C’étaient ses instituteurs qui avaient permis à mon grand-père d’acquérir une solide culture générale, une vraie connaissance de la littérature française, de bonnes bases en sciences en à peine quelques années. Ceux qui l’avaient poussé, conseillé et donné les moyens de réussir dans la vie, à force de travail et de volonté. Ceux qui avaient cru en lui.
Cette passion qui m’anime pour la réussite de mes élèves semble cruellement faire défaut aujourd’hui. Ma passion me conduit souvent à une exigence, une rigueur certaines qui sont trop souvent absentes du système scolaire.

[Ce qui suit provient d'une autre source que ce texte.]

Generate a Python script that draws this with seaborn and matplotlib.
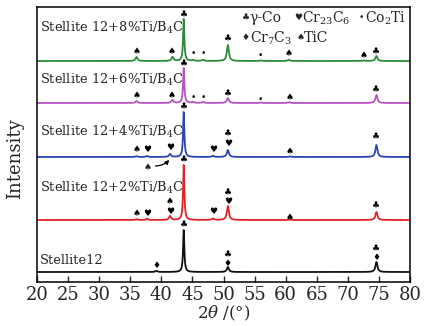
import numpy as np
import pandas as pd
import matplotlib
matplotlib.use("Agg")
import matplotlib.pyplot as plt
import seaborn as sns

# ---------------- data ----------------
series = ["Stellite12", "Stellite 12+2%Ti/B$_4$C", "Stellite 12+4%Ti/B$_4$C",
          "Stellite 12+6%Ti/B$_4$C", "Stellite 12+8%Ti/B$_4$C"]
colors = ["#111111", "#e0232b", "#2c44b4", "#b653c2", "#2e8b3c"]
offsets = [10, 62, 125, 179, 221]

# peak positions (2theta) and heights (same arbitrary units as offsets)
peaks_black_pos = [39.2, 43.6, 50.7, 74.6]
peaks_black_h = [1.2, 42, 5, 10]
peaks_red_pos = [36.0, 37.7, 41.4, 43.6, 48.3, 50.7, 60.7, 74.6]
peaks_red_h = [0.8, 1.2, 4, 55, 1.5, 14, 0.6, 8]
peaks_blue_pos = [36.0, 37.7, 41.4, 43.6, 48.3, 50.7, 60.7, 74.6]
peaks_blue_h = [0.8, 1.0, 3, 45, 1.2, 7, 0.6, 12]
peaks_purple_pos = [36.0, 41.8, 43.6, 45.1, 46.7, 50.7, 56.0, 60.5, 74.6]
peaks_purple_h = [2, 3, 35, 1, 1, 5, 0.5, 0.8, 8]
peaks_green_pos = [36.0, 41.8, 43.6, 45.1, 46.7, 50.7, 56.0, 60.5, 72.6, 74.6]
peaks_green_h = [4, 4, 42, 1, 1.2, 16, 0.6, 1.2, 0.6, 5]
main_width = 0.24
minor_width = 0.38

# phase markers: (2theta, y, symbol)
marks_black = [(39.2, 16, "♦"), (43.6, 57, "♣"), (50.7, 27, "♣"), (50.7, 18, "♦"),
               (74.6, 33, "♣"), (74.6, 24, "♦")]
marks_red = [(36.0, 68, "♠"), (37.7, 68, "♥"), (41.4, 80, "♠"), (41.4, 71, "♥"),
             (43.6, 122, "♣"), (48.3, 71, "♥"), (50.7, 89, "♣"), (50.7, 81, "♥"),
             (60.7, 65, "♠"), (74.6, 76, "♣")]
marks_blue = [(36.0, 133, "♠"), (37.7, 133, "♥"), (41.4, 134, "♥"), (43.6, 175, "♣"),
              (48.3, 133, "♥"), (50.7, 148, "♣"), (50.7, 139, "♥"), (60.7, 131, "♠"),
              (74.6, 145, "♣")]
marks_purple = [(36.0, 187, "♠"), (41.7, 187, "♠"), (43.6, 218, "♣"), (45.1, 185, "•"),
                (46.7, 185, "•"), (50.7, 188, "♣"), (56.0, 182, "•"), (60.7, 185, "♠"),
                (74.6, 192, "♣")]
marks_green = [(36.0, 230, "♠"), (41.7, 230, "♠"), (43.6, 267, "♣"), (45.1, 228, "•"),
               (46.7, 229, "•"), (50.7, 243, "♣"), (56.0, 226, "•"), (60.5, 228, "♠"),
               (72.6, 227, "♠"), (74.6, 230, "♣")]

label_y = [21, 94, 150, 202, 254]
xticks = [20, 25, 30, 35, 40, 45, 50, 55, 60, 65, 70, 75, 80]

# ---------------- build curves ----------------
x = np.arange(20.0, 80.0001, 0.02)
all_pos = [peaks_black_pos, peaks_red_pos, peaks_blue_pos, peaks_purple_pos, peaks_green_pos]
all_h = [peaks_black_h, peaks_red_h, peaks_blue_h, peaks_purple_h, peaks_green_h]
frames = []
for name, off, pos, hs in zip(series, offsets, all_pos, all_h):
    y = np.full_like(x, float(off))
    for p, h in zip(pos, hs):
        w = main_width if h >= 30 else minor_width
        y += h / (1 + ((x - p) / (w / 2)) ** 2)
    frames.append(pd.DataFrame({"2theta": x, "I": y, "series": name}))
df = pd.concat(frames, ignore_index=True)

# ---------------- plot ----------------
sns.set_style("white")
plt.rcParams["font.family"] = ["DejaVu Serif", "DejaVu Sans"]
plt.rcParams["mathtext.fontset"] = "dejavuserif"

fig = plt.figure(figsize=(4.34, 3.26), dpi=100)
ax = fig.add_axes([37 / 434, 1 - 282 / 326, 373 / 434, 275 / 326])

sns.lineplot(data=df, x="2theta", y="I", hue="series", palette=dict(zip(series, colors)),
             sort=False, estimator=None, linewidth=1.3, legend=False, ax=ax)

ax.set_xlim(20, 80)
ax.set_ylim(0, 275)
ax.set_xticks(xticks)
ax.set_xticklabels([str(t) for t in xticks])
ax.set_yticks([])
ax.tick_params(axis="x", direction="in", length=4, width=1, labelsize=13, pad=3,
               bottom=True, top=False)
for s in ax.spines.values():
    s.set_linewidth(1.1)
    s.set_color("black")
ax.set_xlabel("2$\\theta$ /(°)", fontsize=12, labelpad=0)
ax.set_ylabel("Intensity", fontsize=13)
ax.yaxis.set_label_coords(-0.035, 0.45)

sym_fam = ["DejaVu Sans"]
for marks in [marks_black, marks_red, marks_blue, marks_purple, marks_green]:
    for mx, my, s in marks:
        ax.text(mx, my, s, fontsize=6.5, ha="center", va="center", family=sym_fam, color="black")

for name, ly in zip(series, label_y):
    ax.text(20.45, ly, name, fontsize=9.4, ha="left", va="center")

# arrow with TiC marker (4% sample)
ax.text(37.8, 115, "♠", fontsize=6.5, ha="center", va="center", family=sym_fam)
ax.annotate("", xy=(41.6, 124), xytext=(38.6, 116),
            arrowprops=dict(arrowstyle="-|>", color="black", lw=0.9,
                            connectionstyle="arc3,rad=0.25", mutation_scale=6))

# phase legend
leg = [(53.6, 264, "♣", "γ-Co"), (62.1, 264, "♥", "Cr$_{23}$C$_6$"), (72.2, 264, "•", "Co$_2$Ti"),
       (53.6, 244, "♦", "Cr$_7$C$_3$"), (62.4, 244, "♠", "TiC")]
for lx, ly, s, t in leg:
    ax.text(lx, ly, s, fontsize=6.5, ha="center", va="center", family=sym_fam)
    ax.text(lx + 0.6, ly, t, fontsize=10, ha="left", va="center")

fig.savefig("out.png", dpi=100)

Ainsi, l’école me semble aujourd’hui synonyme d’abandon : abandon de certains professeurs qui font trop souvent preuve de «laxisme» (citation d’une enseignante de français au collège), qui n’ont pas une autorité suffisante pour tenir leur classe, et qui ont renoncé à essayer de donner à leurs élèves l’ENVIE d’apprendre; abandon des élèves face à la difficulté; abandon des parents qui ne font pas suffisamment d’efforts ou qui ne savent pas suffisamment accompagner des enfants qui grandissent trop vite. Ainsi, les enfants que je côtoie au quotidien ne comprennent souvent ni les enjeux de l’éducation, ni ce qu’on leur demande concrètement à l’école.
Je suis convaincue qu’il n’est pas trop tard pour changer les choses, et refaire de l’école publique le pilier de l’intégration et, plus que tout, de l’égalité des chances qui aujourd’hui n’est plus qu’un souvenir lointain et un mythe de la République dont se bercent certains politiciens ou citoyens bien-pensants. Introduire une certaine notion d’obligation de résultats sera peut être nécessaire. Sinon, sans cette égalité des chances, la société française se rapprochera chaque jour d’une société dans laquelle, sans les «bons parents» disposant de moyens suffisants et des bons contacts, il sera tout simplement impossible de bénéficier de l’ascenseur social.
M. le Président, vous avez parlé devant nous d’audace. Ayons l’audace de repenser l’éducation, pas de la réformer. Et transmettons cette audace à nos enfants.